- Clark Construction Group has launched a small business initiative designed to expand opportunities for disadvantaged construction firms, even on projects where inclusion goals are not mandated.
- The SDBE15 program is designed to foster greater participation by small, disadvantaged-, minority- and women-owned businesses on Clark's construction projects nationwide, according to a press release.
- Through the program, the Bethesda, Maryland-based company has committed to achieve at least 15% small or disadvantaged business participation on all jobs — even those that don't include small business requirements. This approach includes subcontracts at all tiers to promote opportunities for the greatest number of firms, the release said.
The SDBE15 program is designed to expand and strengthen Clark's existing network and foster long-term relationships with a range of diverse business partners, and is projected to generate approximately $250 million for small and disadvantaged businesses annually.
Other large construction firms have announced similar diversity-focused initiatives in recent months. For instance, AECOM's "Sustainable Legacies" program, launched in April, includes goals toward developing project teams that reflect the clients and communities it serves and partnering with small and medium enterprises to generate social value through positive community investments.
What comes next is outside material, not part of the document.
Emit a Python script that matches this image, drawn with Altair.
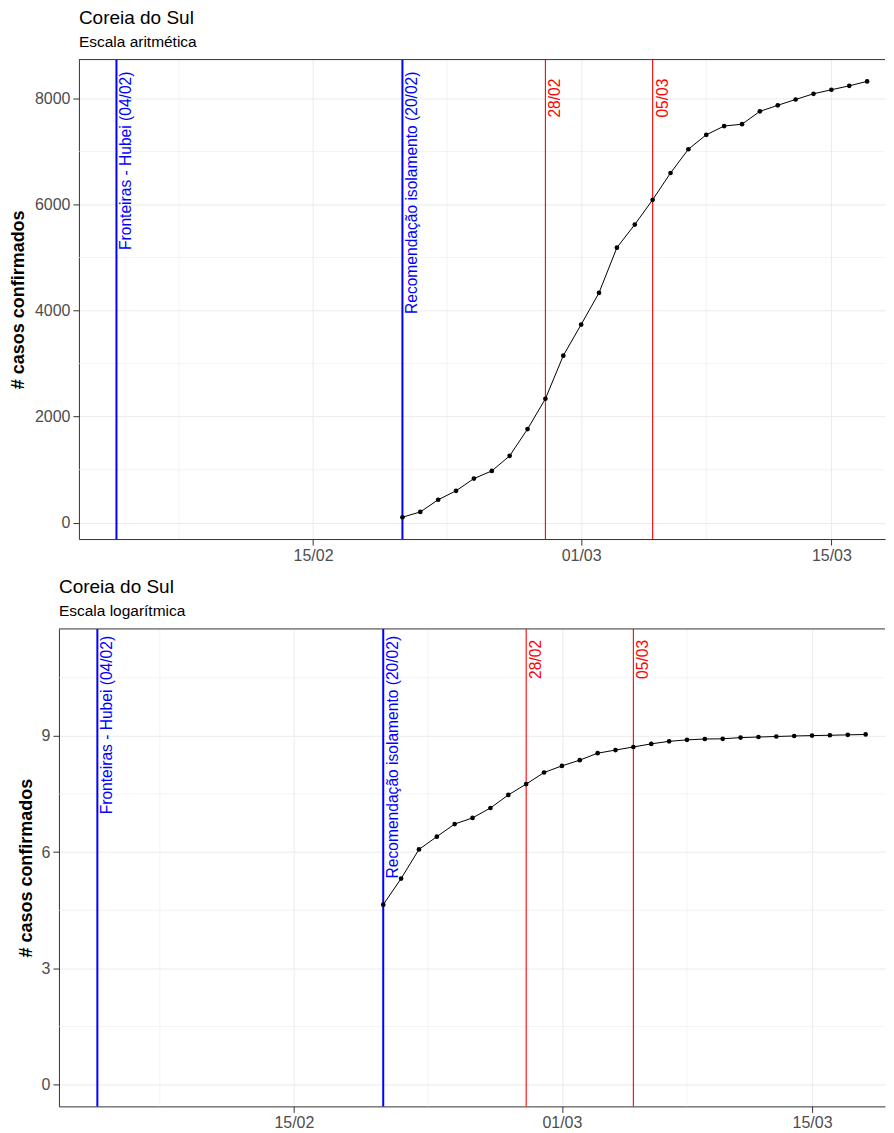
import altair as alt
import pandas as pd

FONT = "Liberation Sans"

# ---- data ----
datas = ["2020-02-20", "2020-02-21", "2020-02-22", "2020-02-23", "2020-02-24",
         "2020-02-25", "2020-02-26", "2020-02-27", "2020-02-28", "2020-02-29",
         "2020-03-01", "2020-03-02", "2020-03-03", "2020-03-04", "2020-03-05",
         "2020-03-06", "2020-03-07", "2020-03-08", "2020-03-09", "2020-03-10",
         "2020-03-11", "2020-03-12", "2020-03-13", "2020-03-14", "2020-03-15",
         "2020-03-16", "2020-03-17", "2020-03-18"]
casos = [104, 204, 433, 602, 833, 977, 1261, 1766, 2337, 3150,
         3736, 4335, 5186, 5621, 6088, 6593, 7041, 7313, 7478, 7513,
         7755, 7869, 7979, 8086, 8162, 8236, 8320, 8413]
n_aritmetica = 27  # the arithmetic panel ends on 17/03

medidas_datas = ["2020-02-04", "2020-02-20"]
medidas_rotulos = ["Fronteiras - Hubei (04/02)", "Recomendação isolamento (20/02)"]
marcos_datas = ["2020-02-28", "2020-03-05"]
marcos_rotulos = ["28/02", "05/03"]

x_ticks = [(2020, 2, 15), (2020, 3, 1), (2020, 3, 15)]
x_minor = ["2020-02-07T12:00:00Z", "2020-02-22T12:00:00Z", "2020-03-08T00:00:00Z"]
y_ticks_arit = [0, 2000, 4000, 6000, 8000]
y_minor_arit = [1000, 3000, 5000, 7000]
y_ticks_log = [0, 3, 6, 9]
y_minor_log = [1.5, 4.5, 7.5, 10.5]


def dt(y, m, d, h=0, mi=0):
    return alt.DateTime(year=y, month=m, date=d, hours=h, minutes=mi, utc=True)


def painel(df, expr, subtitulo, xdom, ydom, yticks, yminor, width, height,
           title_pad, dx_med, dx_marco):
    xs = alt.Scale(type="utc", domain=xdom, nice=False)
    ys = alt.Scale(domain=ydom, nice=False, zero=False)
    xaxis = alt.Axis(values=[dt(*t) for t in x_ticks], format="%d/%m", title=None,
                     labelFont=FONT, labelFontSize=16, labelColor="#4D4D4D",
                     labelPadding=2, labelFlush=False, labelOverlap=False,
                     tickColor="#333333", tickSize=6, tickWidth=1,
                     domainColor="#333333", domainWidth=1,
                     grid=True, gridColor="#EBEBEB", gridWidth=1)
    yaxis = alt.Axis(values=yticks, format="d", title="# casos confirmados",
                     titleFont=FONT, titleFontSize=18, titleFontWeight="bold",
                     titleColor="#000000", titlePadding=title_pad,
                     labelFont=FONT, labelFontSize=16, labelColor="#4D4D4D",
                     labelPadding=3, labelFlush=False,
                     tickColor="#333333", tickSize=6, tickWidth=1,
                     domainColor="#333333", domainWidth=1,
                     grid=True, gridColor="#EBEBEB", gridWidth=1)
    X = alt.X("data:T", scale=xs, axis=xaxis)
    Y = alt.Y("valor:Q", scale=ys, axis=yaxis)

    med = pd.DataFrame({"data": medidas_datas, "rotulo": medidas_rotulos})
    mar = pd.DataFrame({"data": marcos_datas, "rotulo": marcos_rotulos})

    grid_x = alt.Chart(pd.DataFrame({"data": x_minor})).mark_rule(
        color="#EBEBEB", strokeWidth=0.6).encode(x=X)
    grid_y = alt.Chart(pd.DataFrame({"valor": yminor})).mark_rule(
        color="#EBEBEB", strokeWidth=0.6).encode(y=Y)
    base = alt.Chart(df).transform_calculate(valor=expr)
    linha = base.mark_line(color="#000000", strokeWidth=1).encode(x=X, y=Y)
    pontos = base.mark_point(filled=True, color="#000000", opacity=1, size=22).encode(x=X, y=Y)
    reg_med = alt.Chart(med).mark_rule(color="#0000FF", strokeWidth=2).encode(x=X)
    reg_mar = alt.Chart(mar).mark_rule(color="#FF0000", strokeWidth=1.1).encode(x=X)
    txt_med = alt.Chart(med).mark_text(
        angle=270, align="right", baseline="top", dx=dx_med, dy=3,
        color="#0000FF", font=FONT, fontSize=15.6).encode(
        x=X, y=alt.value(0), text="rotulo:N")
    txt_mar = alt.Chart(mar).mark_text(
        angle=270, align="right", baseline="top", dx=dx_marco, dy=3,
        color="#FF0000", font=FONT, fontSize=15.6).encode(
        x=X, y=alt.value(0), text="rotulo:N")
    borda = alt.Chart(alt.Data(values=[{"v": 0}])).mark_rule(
        color="#333333", strokeWidth=1).encode(
        y=alt.value(0), x=alt.value(0), x2=alt.value(width))

    return alt.layer(grid_x, grid_y, reg_med, reg_mar, linha, pontos,
                     txt_med, txt_mar, borda).properties(
        width=width, height=height,
        title=alt.TitleParams(
            text="Coreia do Sul", subtitle=subtitulo, anchor="start", frame="group",
            font=FONT, fontSize=19, fontWeight="normal", color="#000000",
            subtitleFont=FONT, subtitleFontSize=15.5, subtitleColor="#000000",
            subtitlePadding=7, offset=8))


def espaco(w):
    # empty view used only to offset a panel horizontally
    return alt.Chart(alt.Data(values=[])).mark_point().encode(
        x=alt.value(0), y=alt.value(0)).properties(width=w, height=1)


df_arit = pd.DataFrame({"data": datas[:n_aritmetica], "casos": casos[:n_aritmetica]})
df_log = pd.DataFrame({"data": datas, "casos": casos})

top = painel(df_arit, "datum.casos", "Escala aritmética",
             [dt(2020, 2, 1, 21, 36), dt(2020, 3, 18, 0, 0)],
             [-307, 8731], y_ticks_arit, y_minor_arit, 807, 480, 7, -12, -19)
bottom = painel(df_log, "log(datum.casos)", "Escala logarítmica",
                [dt(2020, 2, 1, 20, 24), dt(2020, 3, 19, 2, 0)],
                [-0.56, 11.76], y_ticks_log, y_minor_log, 827, 478, 6, -7, -11)

chart = alt.vconcat(
    alt.hconcat(espaco(1), top, spacing=0),
    alt.hconcat(espaco(9), bottom, spacing=0),
    spacing=15,
).properties(padding=0).configure(font=FONT).configure_view(strokeWidth=0)

chart.save("out.html", embed_options={"renderer": "svg", "actions": False})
To define a subcontractor's eligibility, Clark will utilize existing federal, state or local government certifications. The company's construction projects with previously stated small business participation goals that exceed 15% will not be subject to this new standard. Clark's project teams will work in conjunction with the company's dedicated Subcontractor Development Group, as well as estimating and purchasing teams, to develop in-depth subcontracting plans for these small businesses that extend from the pursuit phase through project delivery.
The SDBE15 program is part of Clark's holistic approach to developing and mentoring small and disadvantaged business enterprises, and complements the company's established Strategic Partnership Program, an intensive executive MBA-style development course targeted to small business owners and leaders. The skills- and capacity-building program, which is now entering its 15th year, has more than 1,250 graduates and is offered in eight markets across the country.
Clark has long provided opportunities for disadvantaged contractors to work on major projects. On the $1.5 billion Kansas City Airport's new terminal project (pictured above) last year, Clark-owned developer Edgemoor Infrastructure & Real Estate and its design-build partner, Clark | Weitz | Clarkson, provided a range of support to more than 100 minority- and women-owned contractors.
With the goal of 20% MBE participation and 15% WBE participation, the team employed a variety of programs to remove barriers that typically impact these types of businesses from securing contracts to work on projects of this magnitude, Geoff Stricker, Edgemoor senior managing director, told Construction Dive.
The project team set up a "Pay Without Delay" program to ensure those firms are paid within 14 days for their completed work.
The Edgemoor team's initiative also offered mentoring and workforce training programs and arranged for low-interest loans to help small firms acquire equipment and working capital.
"We really try to address all the issues that affect men and women who want to work in construction, both from a personal standpoint and a business aspect," said Stricker. "We realize that with large contracts like these, minority- and women-owned businesses and other small businesses can take on a great scope of work if given the opportunity."